The GOP candidate has also made it crystal clear that he favours lower interest rates, which could spell bad news for the dollar bulls. “I’m a low interest rate person. If we raise interest rates, and the dollar starts getting too strong, we’re going to have some very major problems.”[2]

Trump has also been vocal about renegotiating or even cancelling trade deals he deems to be unfavourable to the US. He has singled out China as a trade relationship he would like to reform. Rather than strengthen the dollar, these actions may actually lead to weakness, as major powers would look to renounce US policy by unloading greenbacks. A falling dollar may push more investors into the euro, which is the only currency big enough to rival the greenback.[3]

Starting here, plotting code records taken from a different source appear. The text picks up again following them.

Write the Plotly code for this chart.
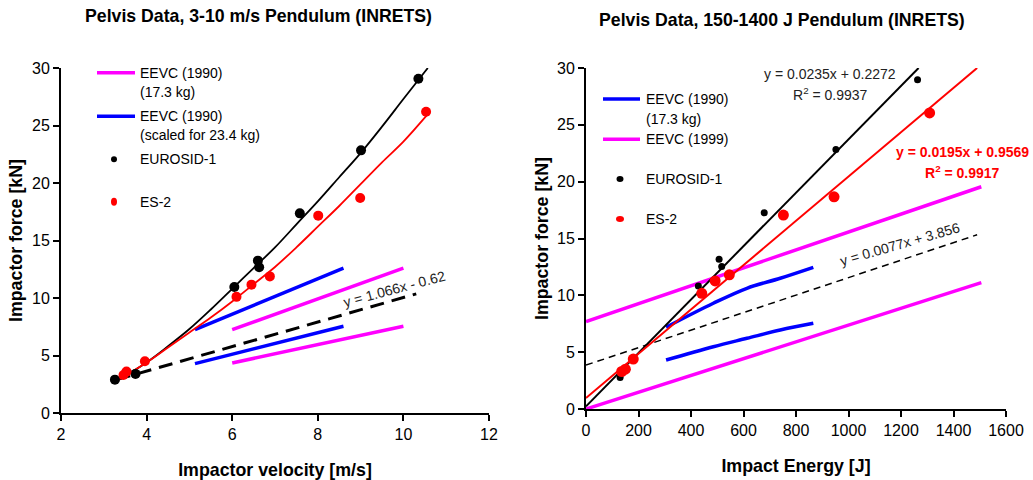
import plotly.graph_objects as go

# ---------------- DATA ----------------
# Left chart: impactor velocity [m/s] vs impactor force [kN]
eurosid_v = [3.26, 3.74, 6.05, 6.6, 6.63, 7.58, 9.01, 10.35]
eurosid_f_v = [2.9, 3.4, 10.96, 13.25, 12.67, 17.36, 22.84, 29.07]
es2_v = [3.46, 3.53, 3.96, 6.1, 6.45, 6.88, 8.01, 8.99, 10.53]
es2_f_v = [3.3, 3.6, 4.5, 10.1, 11.16, 11.88, 17.16, 18.7, 26.2]

eurosid_curve_v = [3.3, 4.0, 4.5, 5.0, 5.5, 6.0, 6.5, 7.0, 7.5, 8.0, 8.5, 9.0, 9.5, 10.0, 10.57]
eurosid_curve_f = [2.8, 4.4, 5.8, 7.3, 9.0, 10.8, 12.6, 14.4, 16.4, 18.4, 20.5, 22.6, 24.9, 27.3, 30.0]
es2_curve_v = [3.3, 4.0, 4.5, 5.0, 5.5, 6.0, 6.5, 7.0, 7.5, 8.0, 8.5, 9.0, 9.5, 10.0, 10.55]
es2_curve_f = [2.8, 4.4, 5.7, 7.0, 8.3, 9.7, 11.2, 12.7, 14.4, 16.2, 18.0, 19.9, 21.8, 23.6, 25.9]

eevc90_v = [6.0, 10.0]
eevc90_upper_f = [7.25, 12.6]
eevc90_lower_f = [4.35, 7.54]
eevc90s_v = [5.13, 8.6]
eevc90s_upper_f = [7.25, 12.6]
eevc90s_lower_f = [4.29, 7.54]

fit_left_v = [3.3, 10.3]
fit_left_f = [2.9, 10.36]
fit_left_label = "y = 1.066x - 0.62"

# Right chart: impact energy [J] vs impactor force [kN]
eurosid_e = [130, 155, 428, 507, 517, 679, 952, 1263]
eurosid_f_e = [2.78, 3.45, 10.83, 13.17, 12.53, 17.27, 22.83, 28.97]
es2_e = [136, 150, 180, 441, 492, 546, 752, 945, 1309]
es2_f_e = [3.3, 3.5, 4.39, 10.18, 11.27, 11.8, 17.06, 18.67, 26.05]

eurosid_fit_e = [0, 1267]
eurosid_fit_f = [0.23, 30.0]
es2_fit_e = [0, 1490]
es2_fit_f = [0.96, 30.0]
all_fit_e = [0, 1490]
all_fit_f = [3.86, 15.33]

eevc99_e = [0, 1506]
eevc99_upper_f = [7.7, 19.55]
eevc99_lower_f = [0.0, 11.12]

eevc90e_e = [305, 485, 613, 740, 866]
eevc90e_upper_f = [7.19, 9.3, 10.62, 11.5, 12.46]
eevc90e_lower_f = [4.31, 5.48, 6.22, 6.95, 7.54]

eurosid_fit_label = ["y = 0.0235x + 0.2272", "R<sup>2</sup> = 0.9937"]
es2_fit_label = ["<b>y = 0.0195x + 0.9569</b>", "<b>R<sup>2</sup> = 0.9917</b>"]
all_fit_label = "y = 0.0077x + 3.856"

left_ticks_x = [2, 4, 6, 8, 10, 12]
right_ticks_x = [0, 200, 400, 600, 800, 1000, 1200, 1400, 1600]
ticks_y = [0, 5, 10, 15, 20, 25, 30]

# ---------------- STYLE ----------------
W, H = 1033, 480
FONT = "Liberation Sans, Arial, sans-serif"
MAG, BLUE, RED, BLK = "#FF00FF", "#0000FF", "#FF0000", "#000000"


def px(x):
    return x / W


def py(y):
    return 1 - y / H


fig = go.Figure()

# ---- left traces
L = dict(xaxis="x", yaxis="y", showlegend=False, hoverinfo="skip")
for yy in (eevc90_upper_f, eevc90_lower_f):
    fig.add_trace(go.Scatter(x=eevc90_v, y=yy, mode="lines", line=dict(color=MAG, width=3.5), **L))
for yy in (eevc90s_upper_f, eevc90s_lower_f):
    fig.add_trace(go.Scatter(x=eevc90s_v, y=yy, mode="lines", line=dict(color=BLUE, width=3.5), **L))
fig.add_trace(go.Scatter(x=fit_left_v, y=fit_left_f, mode="lines",
                         line=dict(color=BLK, width=3, dash="14px,8px"), **L))
fig.add_trace(go.Scatter(x=eurosid_curve_v, y=eurosid_curve_f, mode="lines",
                         line=dict(color=BLK, width=1.8, shape="spline"), **L))
fig.add_trace(go.Scatter(x=es2_curve_v, y=es2_curve_f, mode="lines",
                         line=dict(color=RED, width=1.8, shape="spline"), **L))
fig.add_trace(go.Scatter(x=eurosid_v, y=eurosid_f_v, mode="markers",
                         marker=dict(color=BLK, size=10), **L))
fig.add_trace(go.Scatter(x=es2_v, y=es2_f_v, mode="markers",
                         marker=dict(color=RED, size=10), **L))

# ---- right traces
R = dict(xaxis="x2", yaxis="y2", showlegend=False, hoverinfo="skip")
for yy in (eevc99_upper_f, eevc99_lower_f):
    fig.add_trace(go.Scatter(x=eevc99_e, y=yy, mode="lines", line=dict(color=MAG, width=3.5), **R))
for yy in (eevc90e_upper_f, eevc90e_lower_f):
    fig.add_trace(go.Scatter(x=eevc90e_e, y=yy, mode="lines",
                             line=dict(color=BLUE, width=3.5, shape="spline"), **R))
fig.add_trace(go.Scatter(x=all_fit_e, y=all_fit_f, mode="lines",
                         line=dict(color=BLK, width=1.5, dash="7px,5px"), **R))
fig.add_trace(go.Scatter(x=eurosid_fit_e, y=eurosid_fit_f, mode="lines",
                         line=dict(color=BLK, width=2), **R))
fig.add_trace(go.Scatter(x=es2_fit_e, y=es2_fit_f, mode="lines",
                         line=dict(color=RED, width=2), **R))
fig.add_trace(go.Scatter(x=eurosid_e, y=eurosid_f_e, mode="markers",
                         marker=dict(color=BLK, size=7), **R))
fig.add_trace(go.Scatter(x=es2_e, y=es2_f_e, mode="markers",
                         marker=dict(color=RED, size=11), **R))

axis_common = dict(showline=True, linecolor=BLK, linewidth=2, ticks="outside", ticklen=6,
                   tickwidth=2, tickcolor=BLK, showgrid=False, zeroline=False, automargin=False,
                   tickfont=dict(family=FONT, size=16, color=BLK))
title_font = dict(family=FONT, size=17.8, color=BLK)

fig.update_layout(
    width=W, height=H, margin=dict(l=0, r=0, t=0, b=0, autoexpand=False), autosize=False,
    paper_bgcolor="white", plot_bgcolor="white", showlegend=False,
    xaxis=dict(domain=[px(61), px(489)], range=[2, 12], tickvals=left_ticks_x, anchor="y",
               title=dict(text="<b>Impactor velocity [m/s]</b>", font=title_font, standoff=21),
               **axis_common),
    yaxis=dict(domain=[py(413), py(68)], range=[0, 30], tickvals=ticks_y, anchor="x",
               title=dict(text="<b>Impactor force [kN]</b>", font=title_font, standoff=5),
               **axis_common),
    xaxis2=dict(domain=[px(586), px(1006)], range=[0, 1600], tickvals=right_ticks_x, anchor="y2",
                title=dict(text="<b>Impact Energy [J]</b>", font=title_font, standoff=21),
                **axis_common),
    yaxis2=dict(domain=[py(409), py(68)], range=[0, 30], tickvals=ticks_y, anchor="x2",
                title=dict(text="<b>Impactor force [kN]</b>", font=title_font, standoff=4),
                **axis_common),
)

ann = []


def add_text(text, x, y, size=14, color=BLK, xanchor="center", angle=0):
    ann.append(dict(text=text, x=px(x), y=py(y), xref="paper", yref="paper", showarrow=False,
                    xanchor=xanchor, yanchor="middle", textangle=angle,
                    font=dict(family=FONT, size=size, color=color)))


# Titles
add_text("<b>Pelvis Data, 3-10 m/s Pendulum (INRETS)</b>", 258, 16, size=17.7)
add_text("<b>Pelvis Data, 150-1400 J Pendulum (INRETS)</b>", 782, 20, size=17.7)

# Equation labels
add_text(fit_left_label, 394, 289, color="#222", angle=-15)
add_text(all_fit_label, 900, 244, color="#222", angle=-16)
add_text(eurosid_fit_label[0], 830, 74, color="#222")
add_text(eurosid_fit_label[1], 830, 94, color="#222")
add_text(es2_fit_label[0], 962, 152, color=RED)
add_text(es2_fit_label[1], 962, 172, color=RED)

# Manual legends
left_leg = [("EEVC (1990)", 72.7), ("(17.3 kg)", 91.7), ("EEVC (1990)", 116.3),
            ("(scaled for 23.4 kg)", 135.3), ("EUROSID-1", 159.3), ("ES-2", 201.7)]
for t, yy in left_leg:
    add_text(t, 138, yy, xanchor="left")
right_leg = [("EEVC (1990)", 99), ("(17.3 kg)", 118.7), ("EEVC (1999)", 139.3),
             ("EUROSID-1", 179), ("ES-2", 219)]
for t, yy in right_leg:
    add_text(t, 644, yy, xanchor="left")

shapes = []


def leg_line(x0, x1, y, color):
    shapes.append(dict(type="line", xref="paper", yref="paper", x0=px(x0), x1=px(x1),
                       y0=py(y), y1=py(y), line=dict(color=color, width=3.5)))


def leg_dot(x, y, rx, ry, color):
    shapes.append(dict(type="circle", xref="paper", yref="paper", x0=px(x - rx), x1=px(x + rx),
                       y0=py(y + ry), y1=py(y - ry), fillcolor=color, line=dict(width=0)))


leg_line(97, 135, 72.7, MAG)
leg_line(97, 135, 116.3, BLUE)
leg_dot(114, 159.3, 3, 3, BLK)
leg_dot(114, 201.7, 3, 4, RED)
leg_line(603, 640, 99, BLUE)
leg_line(603, 640, 139.3, MAG)
leg_dot(620, 179, 3.5, 3, BLK)
leg_dot(620, 219, 4, 3, RED)

fig.update_layout(annotations=ann, shapes=shapes)
fig.write_html("out.html")
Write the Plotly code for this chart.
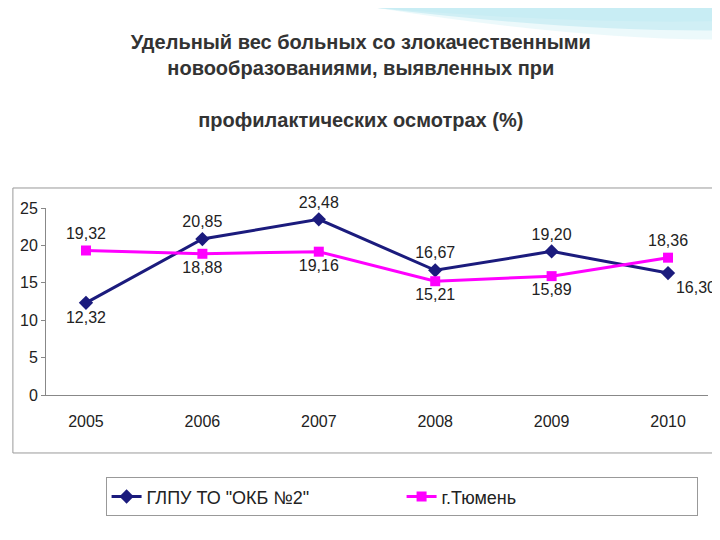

Of course, all of this is speculation. The myriad of forces at play make predicting the currency markets based on the president a difficult ordeal. As policies shift and economic conditions evolve, it’s anybody’s guess how the currency markets will perform under Clinton or Trump.

[1] James Ferreras (October 25, 2016). “Canadian Dollar Could See Big Gains If Hillary Clinton Wins.” The Huffington Post.

[2] Kate Davidson (September 12, 2016). ‘Donald Trump’s Shifting Words on Interest Rates and Janet Yellen.” The Wall Street Journal.

[3] Matthew Lynn (September 14, 2016). “Opinion: This is how a Donald Trump presidency would affect the dollar, gold and China.” Market Watch.